> [EXERCISE GOAL]: Begin with the first line below and retype each line exactly through the line containing "plt.rcParams['font.family'] = ['Liberation". Any pictures are to be left out.

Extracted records
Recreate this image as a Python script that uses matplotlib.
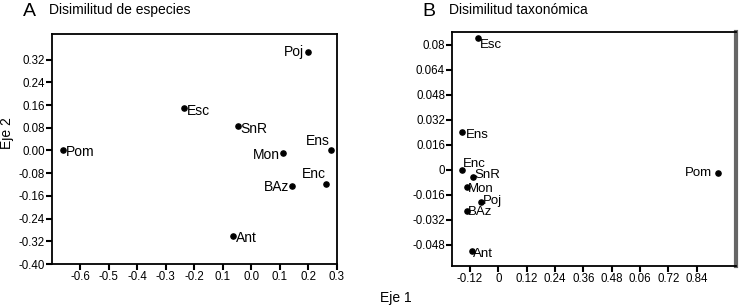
import matplotlib
matplotlib.use("Agg")
import matplotlib.pyplot as plt

plt.rcParams['font.family'] = ['Liberation Sans', 'DejaVu Sans']

# panel A: species dissimilarity
sitesA = ["Poj", "Esc", "SnR", "Pom", "Mon", "Ens", "Enc", "BAz", "Ant"]
xA = [0.198, -0.236, -0.047, -0.66, 0.11, 0.279, 0.261, 0.142, -0.064]
yA = [0.348, 0.148, 0.085, 0.0, -0.01, 0.0, -0.117, -0.125, -0.30]
xticksA = [-0.6, -0.5, -0.4, -0.3, -0.2, -0.1, 0.0, 0.1, 0.2, 0.3]
xlabelsA = ["-0.6", "-0.5", "-0.4", "-0.3", "-0.2", "0.1", "0.0", "0.1", "0.2", "0.3"]
yticksA = [0.32, 0.24, 0.16, 0.08, 0.0, -0.08, -0.16, -0.24, -0.32, -0.40]
ylabelsA = ["0.32", "0.24", "0.16", "0.08", "0.00", "-0.08", "-0.16", "-0.24", "-0.32", "-0.40"]

# panel B: taxonomic dissimilarity
sitesB = ["Esc", "Ens", "Enc", "SnR", "Mon", "Poj", "BAz", "Ant", "Pom"]
xB = [-0.085, -0.153, -0.154, -0.108, -0.134, -0.072, -0.134, -0.113, 0.93]
yB = [0.0847, 0.0241, 0.0, -0.0043, -0.011, -0.0207, -0.0264, -0.0519, -0.0021]
xticksB = [-0.12, 0, 0.12, 0.24, 0.36, 0.48, 0.60, 0.72, 0.84]
xlabelsB = ["-0.12", "0", "0.12", "0.24", "0.36", "0.48", "0.06", "0.72", "0.84"]
yticksB = [0.08, 0.064, 0.048, 0.032, 0.016, 0, -0.016, -0.032, -0.048]
ylabelsB = ["0.08", "0.064", "0.048", "0.032", "0.016", "0", "-0.016", "-0.032", "-0.048"]

# label offsets in points (dx, dy, ha, va)
offA = {"Poj": (-3, 0, "right", "center"), "Esc": (2, -2, "left", "center"),
        "SnR": (2, -2, "left", "center"), "Pom": (2, -1, "left", "center"),
        "Mon": (-2, -1, "right", "center"), "Ens": (-1, 2, "right", "bottom"),
        "Enc": (0, 2, "right", "bottom"), "BAz": (-2, -1, "right", "center"),
        "Ant": (2, -2, "left", "center")}
offB = {"Esc": (1, -1, "left", "top"), "Ens": (3, -2, "left", "center"),
        "Enc": (1, 0, "left", "bottom"), "SnR": (1, 1, "left", "center"),
        "Mon": (1, -1.5, "left", "center"), "Poj": (1, 1, "left", "center"),
        "BAz": (1, -1, "left", "center"), "Ant": (1, -2, "left", "center"),
        "Pom": (-4, 0, "right", "center")}

fig = plt.figure(figsize=(7.39, 3.07), dpi=100)
axA = fig.add_axes([0.0704, 0.140, 0.3856, 0.749])
axB = fig.add_axes([0.6116, 0.134, 0.3844, 0.762])


def style(ax):
    for s in ax.spines.values():
        s.set_linewidth(1.3)
    ax.tick_params(direction="out", length=4, width=1.5, labelsize=8.3, pad=1)


axA.scatter(xA, yA, s=14, color="black", zorder=3)
for name, x, y in zip(sitesA, xA, yA):
    dx, dy, ha, va = offA[name]
    axA.annotate(name, (x, y), xytext=(dx, dy), textcoords="offset points",
                 ha=ha, va=va, fontsize=10)
axA.set_xlim(-0.698, 0.30)
axA.set_ylim(-0.40, 0.41)
axA.set_xticks(xticksA)
axA.set_xticklabels(xlabelsA)
axA.set_yticks(yticksA)
axA.set_yticklabels(ylabelsA)
style(axA)

axB.scatter(xB, yB, s=14, color="black", zorder=3)
for name, x, y in zip(sitesB, xB, yB):
    dx, dy, ha, va = offB[name]
    axB.annotate(name, (x, y), xytext=(dx, dy), textcoords="offset points",
                 ha=ha, va=va, fontsize=9.5)
axB.set_xlim(-0.196, 1.007)
axB.set_ylim(-0.0615, 0.0883)
axB.set_xticks(xticksB)
axB.set_xticklabels(xlabelsB)
axB.set_yticks(yticksB)
axB.set_yticklabels(ylabelsB)
style(axB)
axB.spines["right"].set_color("#666666")
axB.spines["right"].set_linewidth(3)

fig.text(0.031, 0.963, "A", fontsize=14, va="center", ha="left")
fig.text(0.066, 0.966, "Disimilitud de especies", fontsize=10, va="center", ha="left")
fig.text(0.571, 0.963, "B", fontsize=14, va="center", ha="left")
fig.text(0.607, 0.966, "Disimilitud taxonómica", fontsize=10, va="center", ha="left")
fig.text(0.535, 0.03, "Eje 1", fontsize=10, va="center", ha="center")
fig.text(0.010, 0.567, "Eje 2", fontsize=10, va="center", ha="center", rotation=90)

fig.savefig("out.png", dpi=100)
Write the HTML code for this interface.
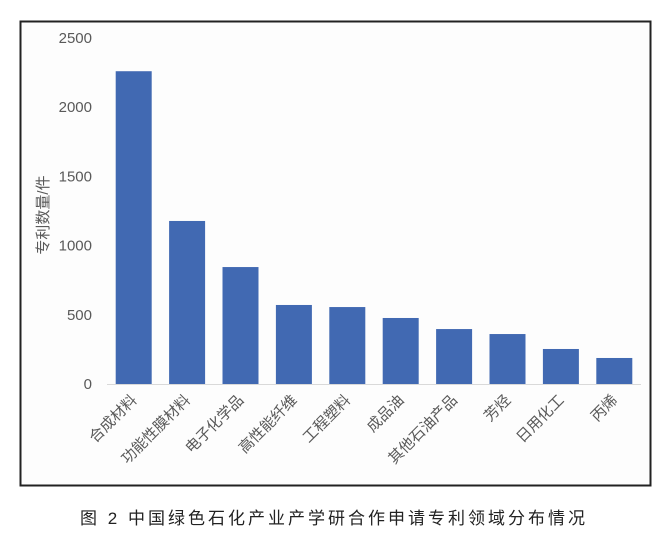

> [EXERCISE SOLUTION]:
Recreate this image as a Python script that uses matplotlib.
import matplotlib
matplotlib.use("Agg")
import matplotlib.pyplot as plt

plt.rcParams['font.family'] = ['Liberation Sans', 'DejaVu Sans']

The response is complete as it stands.